To read more about this program, please hit this link:

 

 

From Gray to Green

When you’re next in Boston’s Fenway neighborhood check out how developers tore up an acre-size parking lot at 401 Park Drive that had been used to serve big-box store customers and put a very green vest-pocket park in its place. Refreshing indeed. The car culture has seized all too much land for parking; it’s nice to see a bit given back to greenery.

 

Beach-Blanket Bathos

Seeing all those slathered beach bodies lying next to each other on these hottest days of the summer makes me want to put off beach walks to October.

 

Drawing Straws

Summer, cool-drink time, is prime straw time but most straws are made of plastic, and so when tossed add to our trashing of the environment. Thus, some eateries provide metal straws instead. However, some customers are taking them home with them, which can add up to a big cost to restaurants. Restaurants will have to start charging patrons who want to take the straws.

 

The best way to reduce the use of plastic, and of the oil from which it’s made,  is to tax it for its environmental costs. Scott Duke Kominers, in Bloomberg News, noted  that: “Even small taxes can change behavior substantially: a 7 cent tax on all {plastic} grocery bags in Chicago, for example, was associated with a 42 percent drop in usage.’’

 

Mad Mission

The announcement that Mad Magazine was stopping print production brought back memories of my trips by bike to the tiny center of my home town to buy Mad and sometimes other comics, too, at a little “variety store’’ called Ruth’s.

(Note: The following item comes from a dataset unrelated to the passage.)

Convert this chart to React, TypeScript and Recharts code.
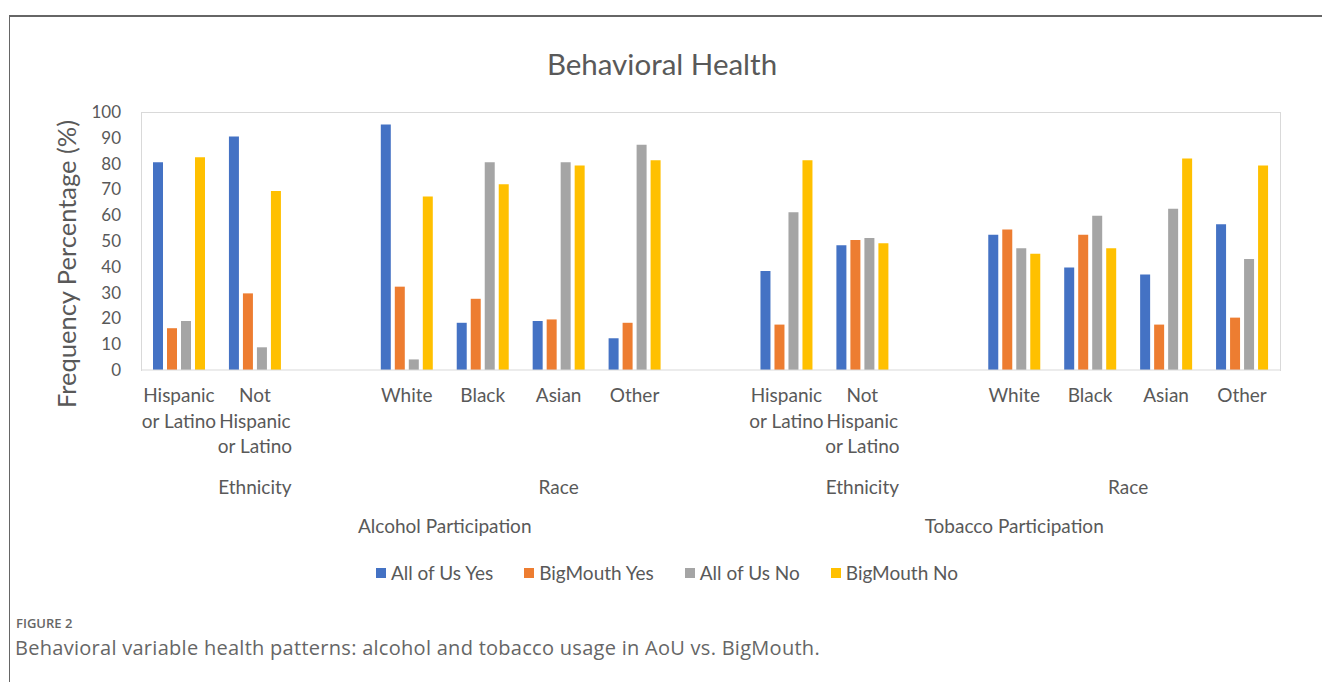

The store offered among its eccentrically wide assortment of stuff lots of cheap toys and other products with the label “Made in Japan’’. This was before that nation, still poor and recovering from World War II, became known for high-quality products. We kids, often said that the store’s owner, Ruth, was made in Japan herself.  The store's selection of bubble gum was also excellent.

 

Anyway, from the time I was about 7 to about 11, it was a joyful routine. Mad’s surreal look at the news, and it’s crazy and not-so-crazy personalities, helped make me a close observer of current events. Little did I know that the craziness of reality would often exceed the wild imaginations of Mad’s writers and artists.

 

Tough Medicine

This Is Going to Hurt: Secret Diaries of a Junior Doctor, by Adam Kay, M.D.  (now a writer and comedian), about his sometimes traumatic 90-hour weeks in Britain’s National Health Service, mostly doing ob-gyn work, is, as the reviewers have written, by turns, hilarious and horrifying.